In our ap they're called Objects, because apparently that's the technical
term for them. I've also heard them called Forms, but only internally.>>
The question should be what the users of these products will call them:
"objects" may be technically correct, but if it doesn't match the user's
terminology, then you've failed to communicate. In effect, you're being so
technically correct that yo're no longer speaking in terms the reader
understands. (See http://www.inkspot.com/genres/tech/articles/accuracy.html
for a short discussion of a related topic.) Given that your internal users
call them "forms", that might well be the correct term to use because it
describes what these doohickeys most resemble--but be sure to verify that
your actual audience would use this term.
<<Five of these are called from the Objects menu. The sixth one is found
under the Activities menu. There is a minor technical and conceptual
distinction between this one and the others, but it looks and behaves just
like all the others.>>
If the user sees no difference in the use and behavior of the sixth item,
then it belongs in exactly the same menu as the previous five items.
Anything else represents a purely arbitrary design decision that ignores how
users will think about and use the item. Given what I've said in my previous
paragraph, all six of these items belong under a single menu named "Forms"

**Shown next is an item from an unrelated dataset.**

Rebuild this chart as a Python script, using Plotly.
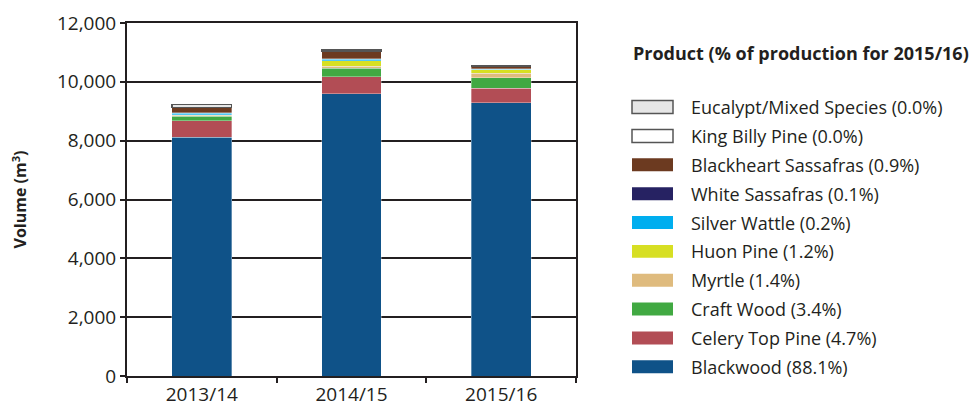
import plotly.graph_objects as go

# ---------------- data ----------------
years = ["2013/14", "2014/15", "2015/16"]

species = ["Blackwood", "Celery Top Pine", "Craft Wood", "Myrtle", "Huon Pine",
           "Silver Wattle", "White Sassafras", "Blackheart Sassafras",
           "King Billy Pine", "Eucalypt/Mixed Species"]
share_2015_16 = ["88.1%", "4.7%", "3.4%", "1.4%", "1.2%", "0.2%", "0.1%", "0.9%", "0.0%", "0.0%"]

blackwood = [8110, 9600, 9286]
celery_top_pine = [570, 565, 495]
craft_wood = [150, 290, 358]
myrtle = [30, 70, 148]
huon_pine = [20, 200, 126]
silver_wattle = [60, 45, 21]
white_sassafras = [15, 20, 11]
blackheart_sassafras = [170, 250, 95]
king_billy_pine = [10, 30, 0]
eucalypt_mixed = [100, 20, 0]

series = [blackwood, celery_top_pine, craft_wood, myrtle, huon_pine, silver_wattle,
          white_sassafras, blackheart_sassafras, king_billy_pine, eucalypt_mixed]

colors = ["#0F5288", "#B24D55", "#41A942", "#DFBB7E", "#D7DF23",
          "#00AEEF", "#262262", "#6C3A20", "#FFFFFF", "#E6E6E6"]
outlined = [False, False, False, False, False, False, False, False, True, True]

y_ticks = [0, 2000, 4000, 6000, 8000, 10000, 12000]

# ---------------- layout constants (pixels) ----------------
W, H = 973, 407
PL, PR, PT, PB = 127, 576, 22.5, 376
FONT = "Open Sans"
INK = "#231F20"


def px(x):
    return (x - PL) / (PR - PL)


def py(y):
    return (PB - y) / (PB - PT)


fig = go.Figure()
for name, vals, col, out in zip(species, series, colors, outlined):
    fig.add_trace(go.Bar(
        x=years, y=vals, name=name, showlegend=False,
        marker=dict(color=col,
                    line=dict(color="#555555" if out else "rgba(255,255,255,0.55)",
                              width=1.2 if out else 0.6)),
    ))

# manual legend (top entry = last series)
row0, step = 106.7, 28.9
for i, idx in enumerate(reversed(range(len(species)))):
    cy = row0 + i * step
    fig.add_shape(type="rect", xref="paper", yref="paper",
                  x0=px(632), x1=px(673), y0=py(cy + 6.5), y1=py(cy - 6.5),
                  fillcolor=colors[idx],
                  line=dict(color="#555555", width=1.5) if outlined[idx] else dict(width=0))
    fig.add_annotation(xref="paper", yref="paper", x=px(689), y=py(cy),
                       xanchor="left", yanchor="middle", showarrow=False,
                       text=f"{species[idx]} ({share_2015_16[idx]})",
                       font=dict(family=FONT, size=18, color=INK))

fig.add_annotation(xref="paper", yref="paper", x=px(631), y=py(53),
                   xanchor="left", yanchor="middle", showarrow=False,
                   text="<b>Product (% of production for 2015/16)</b>",
                   font=dict(family=FONT, size=18, color=INK))

fig.update_layout(
    width=W, height=H,
    margin=dict(l=PL, r=W - PR, t=PT, b=H - PB, autoexpand=False),
    barmode="stack", bargap=0.6,
    plot_bgcolor="white", paper_bgcolor="white",
    font=dict(family=FONT, size=19, color=INK),
)
fig.update_xaxes(
    automargin=False,
    showline=True, linecolor=INK, linewidth=2, mirror=True,
    ticks="outside", tickson="boundaries", ticklen=5, tickcolor=INK, tickwidth=1.5,
    tickfont=dict(size=19),
)
fig.update_yaxes(
    automargin=False,
    range=[0, 12000], tickvals=y_ticks, tickformat=",",
    showgrid=True, gridcolor=INK, gridwidth=1.5,
    showline=True, linecolor=INK, linewidth=2, mirror=True,
    ticks="outside", ticklen=5, tickcolor=INK, tickwidth=1.5,
    tickfont=dict(size=19),
    title=dict(text="<b>Volume (m<sup>3</sup>)</b>", font=dict(size=16), standoff=26),
)

fig.write_html("out.html")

(or whatever the correct word is for your audience), not "objects" or
"actions". Realistically, you may be unable to persuade the developers to
make this change. In that case, you should probably call five of them
"objects" (since they appear under the "Objects" menu), and call the
remaining one an "Activity" (since it appears under the activities menu).
These may be a poor choice of names from the perspective of the users or
common sense, but at least it relates the names strongly to the interface,
and that's arguably every bit as important.